The trial judge did not accept the testimony of the crane driver as to how the crane came to be overloaded (namely that the crane was being operated at ground level as he was looking at the spirit level inside the cabin) and it followed then that Matton’s Hypothesis was not accepted (and the Insurer’s Hypothesis accepted) on the basis that the driver was aware of the risk of overloading when driving on a slope and had ‘courted that risk’ by continuing to crawl the crane along the slope knowing that the gradient was not levelling.

That lead to the finding that the overloading was not accidental as the risk causative of the damage to the crane was not ‘unintended and unexpected’ damage within the definition of the CGU policy.

Matton (“Appellant”) appealed the trial judge’s findings to the Queensland Court of Appeal.[ii] The basis of the appeal was essentially that, despite the trial judge’s findings of fact (notably rejecting the driver’s testimony), the overloading and resulting damage to the crane was ‘accidental’. The seminal question to be tried was whether the Appellant had “courted the risk”.

APPEAL

In a 2:1 majority (McMurdo P and Morrison JA; Fraser JA dissenting) the Court of Appeal allowed Matton’s appeal and set aside the judgment of the trial judge.
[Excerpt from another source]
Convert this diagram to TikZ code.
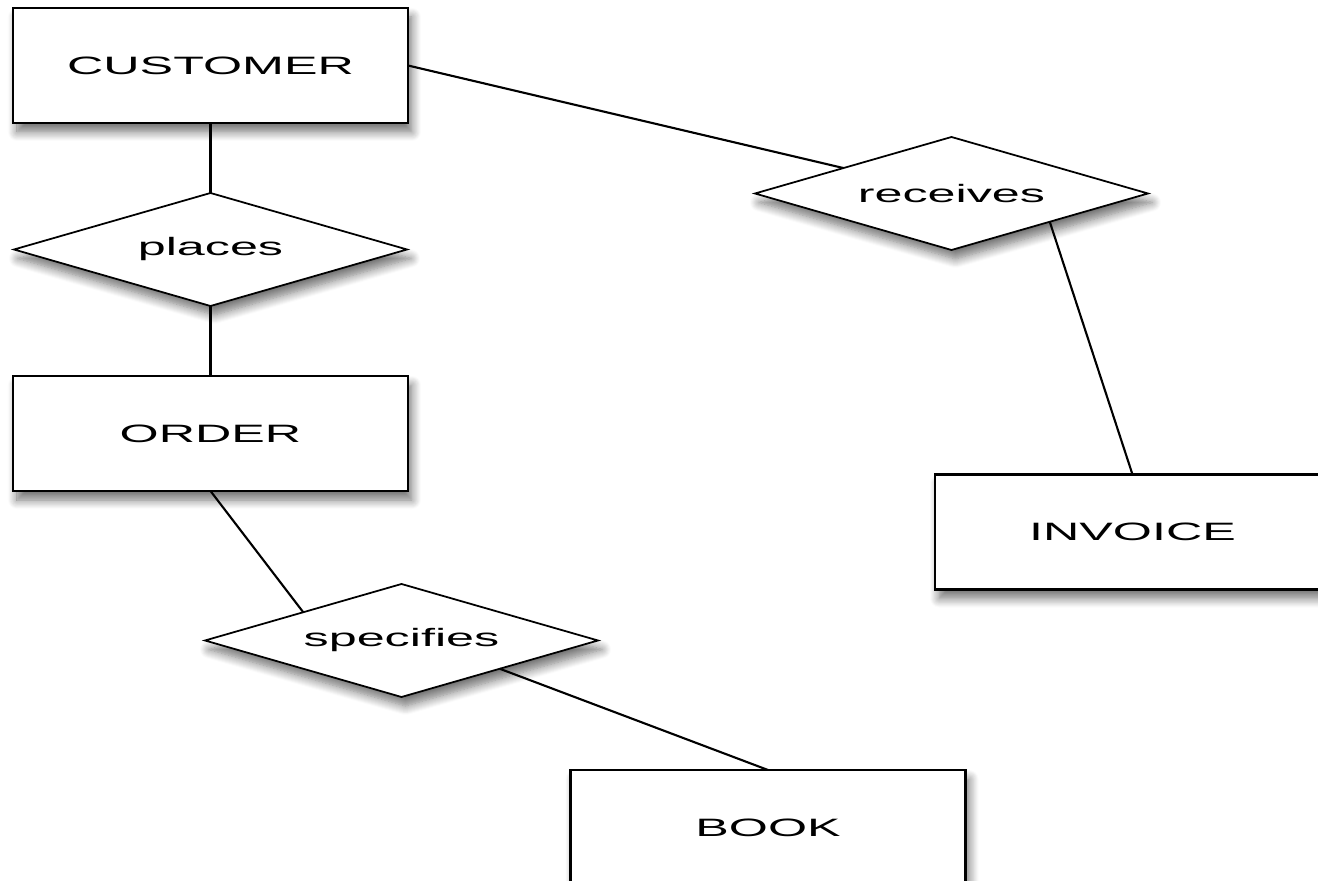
\documentclass[tikz,border=0pt]{standalone}
\usepackage{fontspec}
\newfontfamily\erfont[FakeStretch=2]{Liberation Sans}
\newcommand\erstil{\erfont\fontsize{7.15}{8.5}\selectfont}
\usetikzlibrary{positioning,calc,shapes.geometric,shadows.blur}
\tikzset{
  umbra/.style    = {blur shadow={shadow xshift=0.4mm, shadow yshift=-0.9mm,
                     shadow blur radius=0.9mm, shadow blur steps=10, shadow opacity=55}},
  entitate/.style = {draw, line width=0.8pt, fill=white, umbra, inner sep=0pt, outer sep=0pt,
                     minimum width=39.5mm, minimum height=11.5mm, font=\erstil},
  relatie/.style  = {draw, diamond, aspect=3.48, line width=0.5pt, fill=white, umbra,
                     inner sep=0pt, outer sep=0pt, minimum width=39.3mm,
                     minimum height=11.3mm, font=\erstil},
  legatura/.style = {line width=0.6pt}
}

\begin{document}
\begin{tikzpicture}[node distance=7mm]
	\useasboundingbox (0,0) rectangle (13.18,-8.81);
	\node[entitate] (cust) at (2.105,-0.655) {CUSTOMER};
	\node[relatie, below=of cust] (places) {places};
	\node[entitate, below=of places] (ord) {ORDER};
	\node[relatie] (rec) at (9.515,-1.935) {receives};
	\node[entitate] (inv) at (11.325,-5.32) {INVOICE};
	\node[relatie] (spec) at (4.015,-6.405) {specifies};
	\node[entitate] (book) at (7.68,-8.275) {BOOK};

	\draw[legatura] (cust) -- (places);
	\draw[legatura] (places) -- (ord);
	\draw[legatura] (cust.east) -- (rec);
	\draw[legatura] ($(rec.south)!0.5!(rec.east)$) -- (inv.north);
	\draw[legatura] (ord.south) -- ($(spec.west)!0.5!(spec.north)$);
	\draw[legatura] ($(spec.south)!0.5!(spec.east)$) -- (book.north);
\end{tikzpicture}
\end{document}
McMurdo P and Morrison JA handed down separate judgments, both finding that the overloading was ‘accidental’, though both were critical of the trial judge’s findings in that the driver’s recklessness resulted from him failing to ensure that the rubble was compressing as he crawled the load over it in circumstances where they said:-

  1. the method adopted of spreading rubble to a height above true level was a common industry practice for levelling uneven ground by allowing for compression by the weight of the crane/load;
  2. the driver and dogman had taken steps towards avoiding the very risk that culminated- namely operating an uneven surface and both expected that the rubble would compress under the crane, which was why the driver proceeded to crawl the crane forward;
  3. the incident had occurred in 12 seconds which was not enough time for the driver to have recognised that concrete rubble was not levelling beneath the crane the overloading and collapse was imminent and unavoidable; and
  4. although the trial judge had rejected the driver’s testimony that the spirit level was level at all times, there was tension in the fact that his Honour found that the driver knew that the rubble was not compressing “from looking at the spirit level”.
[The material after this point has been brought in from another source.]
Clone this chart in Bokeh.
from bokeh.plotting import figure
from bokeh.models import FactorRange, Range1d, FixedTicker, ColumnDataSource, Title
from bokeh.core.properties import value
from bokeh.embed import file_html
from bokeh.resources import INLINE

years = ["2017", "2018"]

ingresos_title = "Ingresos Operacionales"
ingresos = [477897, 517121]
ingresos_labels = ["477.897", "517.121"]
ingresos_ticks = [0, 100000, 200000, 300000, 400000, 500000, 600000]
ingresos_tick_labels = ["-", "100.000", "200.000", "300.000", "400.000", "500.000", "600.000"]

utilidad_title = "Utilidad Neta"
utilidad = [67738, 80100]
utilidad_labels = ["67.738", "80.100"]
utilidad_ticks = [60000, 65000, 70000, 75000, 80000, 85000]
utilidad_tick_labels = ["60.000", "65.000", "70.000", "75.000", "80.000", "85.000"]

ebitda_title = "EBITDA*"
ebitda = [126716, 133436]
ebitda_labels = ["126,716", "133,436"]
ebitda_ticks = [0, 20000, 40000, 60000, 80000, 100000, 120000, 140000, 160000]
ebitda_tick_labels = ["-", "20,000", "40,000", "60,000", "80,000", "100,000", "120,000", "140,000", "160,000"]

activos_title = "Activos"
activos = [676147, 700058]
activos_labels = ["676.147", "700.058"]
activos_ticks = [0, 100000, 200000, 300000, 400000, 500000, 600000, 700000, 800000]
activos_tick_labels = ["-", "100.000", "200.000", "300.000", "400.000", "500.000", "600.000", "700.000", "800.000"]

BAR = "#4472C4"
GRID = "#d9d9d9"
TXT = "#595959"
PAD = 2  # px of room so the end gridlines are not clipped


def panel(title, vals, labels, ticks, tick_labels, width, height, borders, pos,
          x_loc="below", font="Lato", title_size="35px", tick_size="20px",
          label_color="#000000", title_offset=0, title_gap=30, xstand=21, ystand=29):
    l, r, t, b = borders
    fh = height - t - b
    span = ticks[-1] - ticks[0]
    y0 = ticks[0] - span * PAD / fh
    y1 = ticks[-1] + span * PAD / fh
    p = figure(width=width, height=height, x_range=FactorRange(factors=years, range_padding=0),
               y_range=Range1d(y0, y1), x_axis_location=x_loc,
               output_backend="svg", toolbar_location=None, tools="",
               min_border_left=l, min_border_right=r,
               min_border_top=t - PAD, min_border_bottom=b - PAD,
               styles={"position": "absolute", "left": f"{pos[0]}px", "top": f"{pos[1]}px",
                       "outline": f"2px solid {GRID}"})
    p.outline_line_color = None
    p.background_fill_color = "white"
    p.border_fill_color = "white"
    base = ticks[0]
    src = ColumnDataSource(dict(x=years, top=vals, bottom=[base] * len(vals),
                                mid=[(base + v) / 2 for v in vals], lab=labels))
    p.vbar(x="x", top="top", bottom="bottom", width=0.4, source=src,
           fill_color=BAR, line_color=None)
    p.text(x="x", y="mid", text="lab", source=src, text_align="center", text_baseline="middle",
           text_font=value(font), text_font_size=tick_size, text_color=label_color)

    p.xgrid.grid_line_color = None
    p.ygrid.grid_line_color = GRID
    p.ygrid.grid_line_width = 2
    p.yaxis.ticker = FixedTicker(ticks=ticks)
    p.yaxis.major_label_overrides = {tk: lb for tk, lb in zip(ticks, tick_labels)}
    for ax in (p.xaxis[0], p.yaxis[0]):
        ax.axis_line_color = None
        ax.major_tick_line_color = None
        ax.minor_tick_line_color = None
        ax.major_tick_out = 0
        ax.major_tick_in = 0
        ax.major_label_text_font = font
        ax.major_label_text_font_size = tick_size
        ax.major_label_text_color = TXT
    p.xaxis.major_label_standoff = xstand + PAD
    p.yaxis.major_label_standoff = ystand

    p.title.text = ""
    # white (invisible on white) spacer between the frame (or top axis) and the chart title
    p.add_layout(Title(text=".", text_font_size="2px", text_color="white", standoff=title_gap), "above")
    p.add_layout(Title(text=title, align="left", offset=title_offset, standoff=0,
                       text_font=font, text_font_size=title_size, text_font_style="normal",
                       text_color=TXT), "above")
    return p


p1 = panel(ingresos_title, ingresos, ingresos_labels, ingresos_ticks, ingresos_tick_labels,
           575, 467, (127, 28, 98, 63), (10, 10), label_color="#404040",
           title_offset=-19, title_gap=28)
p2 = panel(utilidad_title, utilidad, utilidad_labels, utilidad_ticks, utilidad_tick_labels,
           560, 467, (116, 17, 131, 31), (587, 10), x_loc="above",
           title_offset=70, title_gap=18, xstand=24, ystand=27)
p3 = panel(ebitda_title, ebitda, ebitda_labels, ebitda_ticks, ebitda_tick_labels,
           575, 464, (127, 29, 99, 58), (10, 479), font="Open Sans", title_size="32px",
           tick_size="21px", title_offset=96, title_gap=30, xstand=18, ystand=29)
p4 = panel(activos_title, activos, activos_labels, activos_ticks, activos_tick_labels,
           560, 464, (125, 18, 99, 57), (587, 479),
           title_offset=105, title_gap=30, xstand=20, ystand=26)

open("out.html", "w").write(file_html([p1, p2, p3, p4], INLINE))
President McMurdo also noted that the driver had no interest in proceeding as he did “other than ensuring, for professional, financial and safety reasons, that the crane safely traversed the raised ground…”- ie. specific evidence as to his state of mind, perhaps psychological disintegration.

In concluding his judgment, Morrison JA summarised the relevant passages from a number of relevant authorities in the area regarding what circumstances/conduct will deviate from an ‘accident’ (at [100] & [101]):-

The judgments that the rubble would compress and therefore the crane could be driven onto it, and the failure to realise in time that the rubble was not compressing, meant that the damage was an “unlooked for mishap or an untoward event which [was] not expected or designed”. [vis Fenton v Thorley & Co Ltd [1903] AC 443, 448]

The judgment that the rubble would compress, and the failure to realise in time that it was not compressing, may have been wrong, even negligent, but did not, in my view, reach the point where it could be said:

(a). the “risk of the mishap was foreseen or courted even though it was thought unlikely that it would occur” [vis Australian Casualty Co Ltd v Frederico (1986) 160 CLR 513, 532]; or

(b). that they were gambling or courting the risk, or taking a calculated risk, deliberately accepting the outcome; or

(c). that they voluntarily embarked on a foolhardy venture, with the damage an inevitable consequence, by “courting, inviting or wooing” of the risk [vis Hurley Contractors Ltd v Farmers Mutual Association (1991) 6 ANZ Insurance Cases 61-076]; or

(d). that they deliberately incurred the risk. [vis Mount Albert City Council v New Zealand Municipalties Co-operative Insurance Co Ltd [1983] NZLR 190, 194]”

In his dissenting judgment, Fraser JA found merit in the Respondent’s argument that the Appellant could not fulfil its onus in proving that the boom collapse was unexpected or unforeseen in circumstances where the trial judge had rejected the evidence of the driver that the crane was level. It was also emphasised that the driver knew that operating on a slope created a risk of boom failure, the consequences of which were made very clear in the crane’s operating manual.

RAMIFICATIONS

It would be difficult to not have sympathy for the insurer in this instance given the findings made through the tribunal of fact, particularly regarding the conduct of the driver, given that damages of just shy of $2.5million were awarded.

The Court of Appeal rings comparisons with judgments from other appellate jurisdictions where, despite making adverse findings regarding the critical testimony of tortfeasors, a finding has still been made that the questionable conduct did not amount to recklessness- see Hammersley v National Transport Insurance [2015] TASFC 5 (where a subsequent appeal for special leave by the insurer was refused).

Whilst time will only tell whether the insurer elects to challenge the judgement from the Court of Appeal, the decision serves as a telling reminder for insurers of the difficulties (and costs) in establishing that the circumstances of a claim fall outside of what could possibly be perceived as an accident.